Considerable difficulties will arise for those subject areas that traditionally include a wide diversity of research methods and output types; different components of these subject areas will value and accept metric assessment to varying degrees (including not at all), and academics in these subjects will find collaboration within their own subject area increasingly difficult because some will be unwilling to contribute to outputs that they consider cannot be measured (or judged) adequately by one or the other of the assessment procedures. This issue goes beyond the subjects mentioned in 3, because the implications will be damaging for interdisciplinarity more generally.

Because metric assessment tends to be strongly dependent on historic data, there will be less room for innovation, and new fields of research will find great difficulty in becoming established.

As noted in 3, there will be a change in behaviour far more radical than that which has been attributed to the current style of RAE, in that academics will adapt their choice of output in ways designed less to communicate their research and more to influence the metrics that will then determine their income. These changes of output strategy will have a serious negative effect on the international standing of many areas of UK research.

The transaction costs of grant acquisition will be increased, and this will be a continual, annual cost, not an intermittent cost. The RC peer review procedures will become more costly, and under pressure, they will change in ways that will lose the confidence of the research community. Universities will strengthen their own internal procedures for vetting and encouraging procedures. These will be expensive, and will sap morale.

In short, switching to metric assessment is likely to increase further the bureaucratisation of Universities. The cost of making this change could therefore be considerable in terms of the negative unquantifiable consequences.

6 In principle, do you believe that a metrics-based approach for assessment or funding can be used across all institutions?

No. It is evident in the attempts to show strong correlations between RC research grant income and QR that the strength of correlation relies entirely on the largest 12-14 institutions. In the remainder, there is no correlation, and accordingly it is dangerous to assume that the relationship applies widely. The implication is that for most institutions, the change to metric assessment is likely to result in considerable instability in funding levels, and significant manipulation of the outcomes will be necessary to compensate for this. This will, of course, result in a loss of trust in the institution responsible for that manipulation.

7 Should the funding bodies receive and consider institutions' research plans as part of the assessment process?

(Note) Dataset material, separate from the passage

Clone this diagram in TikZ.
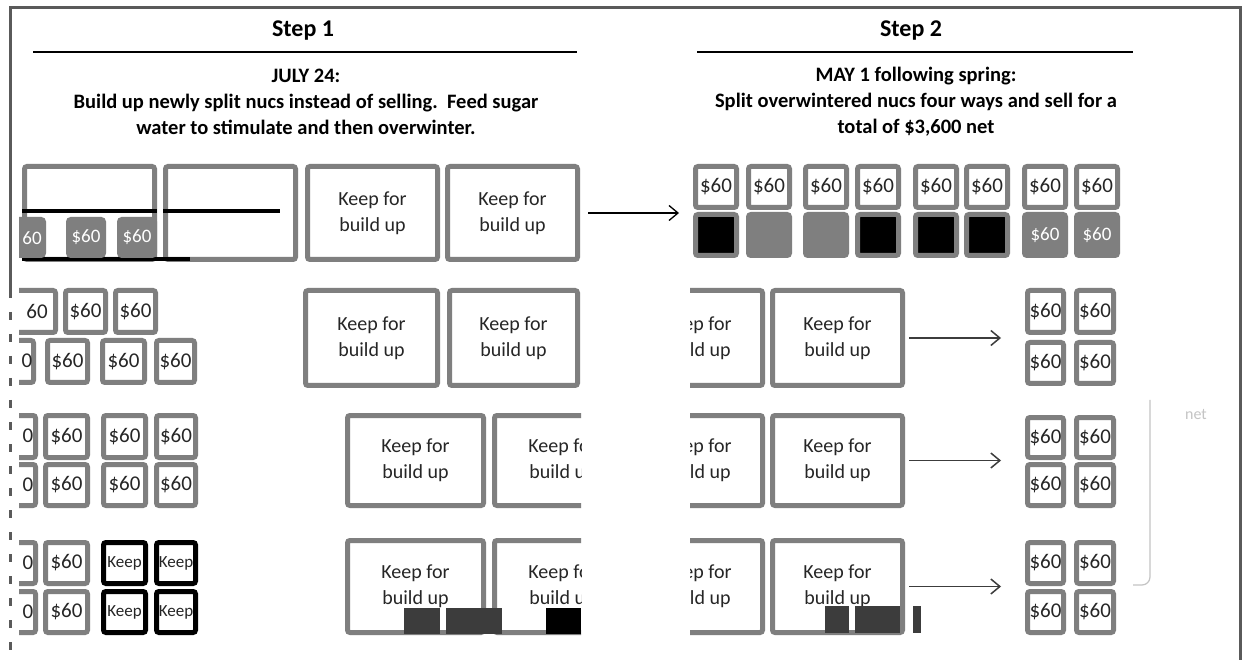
\documentclass[tikz,border=0pt]{standalone}
\usepackage{fontspec}
\setmainfont{Carlito}
\usetikzlibrary{arrows.meta}
\definecolor{boxgray}{HTML}{7F7F7F}
\definecolor{framegray}{HTML}{5A5A5A}
\definecolor{txt}{HTML}{262626}
\definecolor{faint}{HTML}{C4C4C4}
\definecolor{glitch}{HTML}{3C3C3C}
\newcommand\nucbox[7]{%
  \pgfmathsetmacro\nbw{#5-#3-5}\pgfmathsetmacro\nbh{#6-#4-5}%
  \node[#2, minimum width=\nbw pt, minimum height=\nbh pt] (#1) at ({(#3+#5)/2},{(#4+#6)/2}) {#7};}
\tikzset{
  nuc/.style={draw=boxgray, line width=5pt, rounded corners=2.5pt, fill=white, inner sep=0pt,
    text=txt, font=\fontsize{21}{21}\selectfont},
  bignuc/.style={nuc, align=center, font=\fontsize{20}{26}\selectfont},
  keepnuc/.style={nuc, draw=black, font=\fontsize{17}{17}\selectfont},
  darknuc/.style={nuc, fill=black, draw=boxgray},
  graynuc/.style={nuc, fill=boxgray, text=white, font=\fontsize{19}{19}\selectfont},
  partlbl/.style={inner sep=0pt, text=txt, font=\fontsize{21}{21}\selectfont},
  title/.style={font=\fontsize{24}{28}\selectfont\bfseries, text=black},
  desc/.style={font=\fontsize{20.5}{26}\selectfont\bfseries, align=center, text=black},
  rule/.style={black, line width=1.4pt},
  arr/.style={-{Straight Barb[length=9pt,width=15pt]}, line width=1.3pt, black},
  arrb/.style={-{Straight Barb[length=9pt,width=15pt]}, line width=1.5pt, draw=glitch},
  frame/.style={framegray, line width=3pt}
}
\begin{document}
\begin{tikzpicture}[x=1pt,y=-1pt]
\useasboundingbox[fill=white] (0,0) rectangle (1243,660);
% frame
\coordinate (fA) at (10,290); \coordinate (fB) at (10,8);
\coordinate (fC) at (1240,8); \coordinate (fD) at (1240,660);
\coordinate (fE) at (10,650);
\draw[frame] (fA) -- (fB) -- (fC) -- (fD);
\draw[frame, dash pattern=on 8pt off 14pt] (fA) -- (fE);
% headings
\node[title] (s1) at (303,31) {Step 1};
\coordinate (u1a) at (33,52); \coordinate (u1b) at (577,52);
\draw[rule] (u1a) -- (u1b);
\node[desc] (d1) at (306,102) {JULY 24:\\Build up newly split nucs instead of selling.\ \ Feed sugar\\water to stimulate and then overwinter.};
\node[title] (s2) at (911,31) {Step 2};
\coordinate (u2a) at (697,52); \coordinate (u2b) at (1133,52);
\draw[rule] (u2a) -- (u2b);
\node[desc] (d2) at (916,102) {MAY 1 following spring:\\Split overwintered nucs four ways and sell for a\\total of \$3,600 net};
% ---------- Step 1, row 1
\nucbox{r1a}{nuc}{22}{164}{157}{262}{}
\nucbox{r1b}{nuc}{163}{164}{298}{262}{}
\nucbox{r1c}{bignuc}{305}{164}{440}{262}{Keep for\\build up}
\nucbox{r1d}{bignuc}{445}{164}{580}{262}{Keep for\\build up}
\fill[black] (22,209) rectangle (157,213);
\fill[black] (163,209) rectangle (280,213);
\fill[black] (22,257) rectangle (190,261);
\begin{scope}
  \clip (19,0) rectangle (1243,660);
  \nucbox{g1}{graynuc}{0}{217}{46}{258}{}
\end{scope}
\node[partlbl, text=white, font=\fontsize{19}{19}\selectfont] (g1t) at (32,238) {60};
\nucbox{g2}{graynuc}{66}{217}{106}{258}{\$60}
\nucbox{g3}{graynuc}{117}{217}{157}{258}{\$60}
\draw[arr] ([xshift=8pt]r1d.east) -- ([xshift=99pt]r1d.east);
% ---------- Step 2, row 1
\foreach \i/\l in {1/693,2/746,3/803,4/855,5/913,6/964,7/1022,8/1074}{
  \nucbox{t\i}{nuc}{\l}{164}{\l+46}{210}{\$60}}
\foreach \i/\l in {1/693,4/855,5/913,6/964}{
  \nucbox{b\i}{darknuc}{\l}{212}{\l+46}{258}{}}
\foreach \i/\l in {2/746,3/803}{
  \nucbox{b\i}{graynuc}{\l}{212}{\l+46}{258}{}}
\foreach \i/\l in {7/1022,8/1074}{
  \nucbox{b\i}{graynuc}{\l}{212}{\l+46}{258}{\$60}}
% ---------- Step 1, rows 2-4: small nucs
\begin{scope}
  \clip (19,0) rectangle (1243,660);
  \nucbox{p2a}{nuc}{-8}{288}{58}{335}{}
  \nucbox{q2a}{nuc}{-10}{338}{36}{385}{}
  \nucbox{p3a}{nuc}{-8}{413}{38}{460}{}
  \nucbox{q3a}{nuc}{-8}{462}{38}{508}{}
  \nucbox{p4a}{nuc}{-8}{540}{38}{586}{}
  \nucbox{q4a}{nuc}{-8}{589}{38}{635}{}
\end{scope}
\node[partlbl] (p2at) at (37,311) {60};
\node[partlbl] (q2at) at (27,361) {0};
\node[partlbl] (p3at) at (28,436) {0};
\node[partlbl] (q3at) at (28,485) {0};
\node[partlbl] (p4at) at (28,563) {0};
\node[partlbl] (q4at) at (28,612) {0};
\nucbox{p2b}{nuc}{63}{288}{108}{335}{\$60}
\nucbox{p2c}{nuc}{113}{288}{158}{335}{\$60}
\nucbox{q2b}{nuc}{45}{338}{90}{385}{\$60}
\nucbox{q2c}{nuc}{100}{338}{147}{385}{\$60}
\nucbox{q2d}{nuc}{154}{338}{197}{385}{\$60}
\foreach \c/\l/\r in {b/43/90,c/101/148,d/154/198}{
  \nucbox{p3\c}{nuc}{\l}{413}{\r}{460}{\$60}
  \nucbox{q3\c}{nuc}{\l}{462}{\r}{508}{\$60}}
\nucbox{p4b}{nuc}{43}{540}{90}{586}{\$60}
\nucbox{q4b}{nuc}{43}{589}{90}{635}{\$60}
\foreach \c/\l/\r in {c/101/148,d/154/198}{
  \nucbox{p4\c}{keepnuc}{\l}{540}{\r}{586}{Keep}
  \nucbox{q4\c}{keepnuc}{\l}{589}{\r}{635}{Keep}}
% ---------- Step 1, rows 2-4: big nucs
\nucbox{k2a}{bignuc}{303}{288}{440}{388}{Keep for\\build up}
\nucbox{k2b}{bignuc}{447}{288}{580}{388}{Keep for\\build up}
\nucbox{k3a}{bignuc}{345}{413}{486}{508}{Keep for\\build up}
\nucbox{k4a}{bignuc}{345}{538}{486}{635}{Keep for\\build up}
\begin{scope}
  \clip (0,0) rectangle (581,660);
  \nucbox{k3b}{bignuc}{492}{413}{633}{508}{Keep for\\build up}
  \nucbox{k4b}{bignuc}{492}{538}{633}{635}{Keep for\\build up}
\end{scope}
\fill[glitch] (404,608) rectangle (440,634);
\fill[glitch] (446,608) rectangle (502,634);
\fill[black] (546,608) rectangle (581,634);
% ---------- Step 2, rows 2-4
\foreach \r/\ya/\yb in {2/288/388,3/413/508,4/538/635}{
  \begin{scope}
    \clip (690,0) rectangle (1243,660);
    \nucbox{m\r a}{bignuc}{630}{\ya}{765}{\yb}{Keep for\\build up}
  \end{scope}
  \nucbox{m\r b}{bignuc}{770}{\ya}{905}{\yb}{Keep for\\build up}
  \draw[arrb] ([xshift=4pt]m\r b.east) -- ([xshift=96pt]m\r b.east);
}
\foreach \r/\ya/\yb/\yc/\yd in {2/288/335/340/386,3/415/460/462/508,4/540/586/589/635}{
  \nucbox{n\r a}{nuc}{1025}{\ya}{1066}{\yb}{\$60}
  \nucbox{n\r b}{nuc}{1074}{\ya}{1116}{\yb}{\$60}
  \nucbox{n\r c}{nuc}{1025}{\yc}{1066}{\yd}{\$60}
  \nucbox{n\r d}{nuc}{1074}{\yc}{1116}{\yd}{\$60}
}
\fill[glitch] (825,606) rectangle (849,633);
\fill[glitch] (855,606) rectangle (900,633);
\fill[glitch] (913,606) rectangle (921,633);
% right bracket and faint text
\coordinate (brA) at (1150,400); \coordinate (brB) at (1150,585); \coordinate (brC) at (1133,585);
\draw[faint, line width=1.2pt, rounded corners=8pt] (brA) -- (brB) -- (brC);
\node[text=faint, font=\fontsize{16}{16}\selectfont] (net) at (1196,415) {net};
\end{tikzpicture}
\end{document}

No. These will have been constructed for a variety of reasons, and there is no consistent way in which they might be judged. And, indeed, since they would have to be the subject of qualitative, judgement-based appraisal, we find it extremely strange that this question is posed at all. In essence, in a consultation about metrics-based assessment, we are asked if it would be useful to have a University-level "research environment" statement comparable to that requested of departments in the RAE. How do these fit together? Not at all, as far as we can tell. Furthermore, the implication is (in Q7) that the assessment is at institution level when Q1 implies otherwise.

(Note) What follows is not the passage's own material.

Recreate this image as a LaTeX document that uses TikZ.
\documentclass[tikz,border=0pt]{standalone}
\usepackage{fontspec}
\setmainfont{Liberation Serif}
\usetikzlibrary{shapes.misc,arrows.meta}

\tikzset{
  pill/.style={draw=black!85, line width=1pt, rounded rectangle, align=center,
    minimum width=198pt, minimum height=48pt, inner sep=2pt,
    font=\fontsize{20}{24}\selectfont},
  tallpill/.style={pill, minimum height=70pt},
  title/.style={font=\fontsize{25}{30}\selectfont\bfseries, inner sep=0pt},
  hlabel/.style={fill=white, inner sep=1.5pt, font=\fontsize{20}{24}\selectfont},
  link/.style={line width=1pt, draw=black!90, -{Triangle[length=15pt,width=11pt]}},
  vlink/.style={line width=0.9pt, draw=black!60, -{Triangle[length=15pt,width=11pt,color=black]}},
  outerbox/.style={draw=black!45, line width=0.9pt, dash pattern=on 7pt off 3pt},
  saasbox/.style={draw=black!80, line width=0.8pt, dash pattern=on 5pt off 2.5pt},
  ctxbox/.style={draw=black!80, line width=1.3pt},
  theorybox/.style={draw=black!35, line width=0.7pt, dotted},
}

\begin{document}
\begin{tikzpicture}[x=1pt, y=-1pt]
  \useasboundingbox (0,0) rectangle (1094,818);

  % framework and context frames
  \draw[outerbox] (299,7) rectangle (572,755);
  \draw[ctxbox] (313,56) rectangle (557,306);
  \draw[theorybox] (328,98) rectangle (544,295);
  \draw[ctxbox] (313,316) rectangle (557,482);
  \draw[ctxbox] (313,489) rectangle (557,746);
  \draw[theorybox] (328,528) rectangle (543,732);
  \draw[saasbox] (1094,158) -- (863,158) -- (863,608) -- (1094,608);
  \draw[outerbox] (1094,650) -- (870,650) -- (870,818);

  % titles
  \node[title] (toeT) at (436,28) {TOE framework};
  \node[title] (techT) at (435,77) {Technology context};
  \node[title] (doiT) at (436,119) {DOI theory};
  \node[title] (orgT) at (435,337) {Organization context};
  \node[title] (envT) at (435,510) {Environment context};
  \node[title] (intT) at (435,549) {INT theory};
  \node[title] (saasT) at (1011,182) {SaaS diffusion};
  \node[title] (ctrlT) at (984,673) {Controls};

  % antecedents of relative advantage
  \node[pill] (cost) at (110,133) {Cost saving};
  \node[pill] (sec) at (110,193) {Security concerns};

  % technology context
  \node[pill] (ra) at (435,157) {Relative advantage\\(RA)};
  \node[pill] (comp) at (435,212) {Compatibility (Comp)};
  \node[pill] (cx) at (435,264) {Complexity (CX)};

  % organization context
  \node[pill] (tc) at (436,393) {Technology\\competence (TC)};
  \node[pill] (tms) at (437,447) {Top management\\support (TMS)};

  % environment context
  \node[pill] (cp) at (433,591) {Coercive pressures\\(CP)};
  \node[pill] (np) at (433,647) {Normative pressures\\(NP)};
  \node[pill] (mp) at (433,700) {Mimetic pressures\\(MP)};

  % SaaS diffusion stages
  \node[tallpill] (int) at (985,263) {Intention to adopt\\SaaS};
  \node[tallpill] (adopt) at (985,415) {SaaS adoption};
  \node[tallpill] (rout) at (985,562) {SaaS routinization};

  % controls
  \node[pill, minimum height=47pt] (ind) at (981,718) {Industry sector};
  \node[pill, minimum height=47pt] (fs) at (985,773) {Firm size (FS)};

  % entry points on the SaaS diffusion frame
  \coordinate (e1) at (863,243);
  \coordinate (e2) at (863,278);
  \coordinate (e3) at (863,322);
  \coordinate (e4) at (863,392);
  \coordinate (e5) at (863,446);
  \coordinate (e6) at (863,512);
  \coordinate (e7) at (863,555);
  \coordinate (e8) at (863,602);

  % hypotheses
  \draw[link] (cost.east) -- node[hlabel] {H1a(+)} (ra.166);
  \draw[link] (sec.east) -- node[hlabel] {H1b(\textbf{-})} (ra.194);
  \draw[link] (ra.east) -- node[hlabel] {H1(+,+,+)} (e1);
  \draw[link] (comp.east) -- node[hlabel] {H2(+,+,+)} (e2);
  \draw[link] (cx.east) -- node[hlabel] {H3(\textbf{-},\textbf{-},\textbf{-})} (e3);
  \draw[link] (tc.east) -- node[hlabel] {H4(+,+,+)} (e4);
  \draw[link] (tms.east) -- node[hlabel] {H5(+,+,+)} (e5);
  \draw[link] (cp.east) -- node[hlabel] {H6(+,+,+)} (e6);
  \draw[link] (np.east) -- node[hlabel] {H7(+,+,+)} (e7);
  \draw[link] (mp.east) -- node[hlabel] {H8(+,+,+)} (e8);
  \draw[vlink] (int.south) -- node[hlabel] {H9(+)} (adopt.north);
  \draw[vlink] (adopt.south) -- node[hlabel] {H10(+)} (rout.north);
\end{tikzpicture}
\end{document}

8 How important do you feel it is for there to continue to be an independent assessment of UK higher education research quality for benchmarking purposes? Are there other ways in which this could be accomplished?

Yes. The current RAE does provide for international quality benchmarking, but again, by incorporating the professional judgement of international scholars of some standing. It is a valuable benchmarking for the RAE procedure, but it is opaque as to how a comparable benchmarking might be used in conjunction with a largely data-driven metrics-based assessment.

One final point. It has been suggested that a metric exercise will be run in parallel with the 2008 RAE. If this is to be done, it must be completely transparent what role it will play, and it must not subvert the outcome of the RAE by being used to complement or supplant the RAE outcomes. The academic community was generally dissatisfied by the introduction, without warning, of the "6*" status after the last RAE, a move which undermined the authority of the RAE process. The RAE outcomes must guide funding for at least 3 years before any changes are introduced, in order to be credible, and for the RAE process not to be undermined again.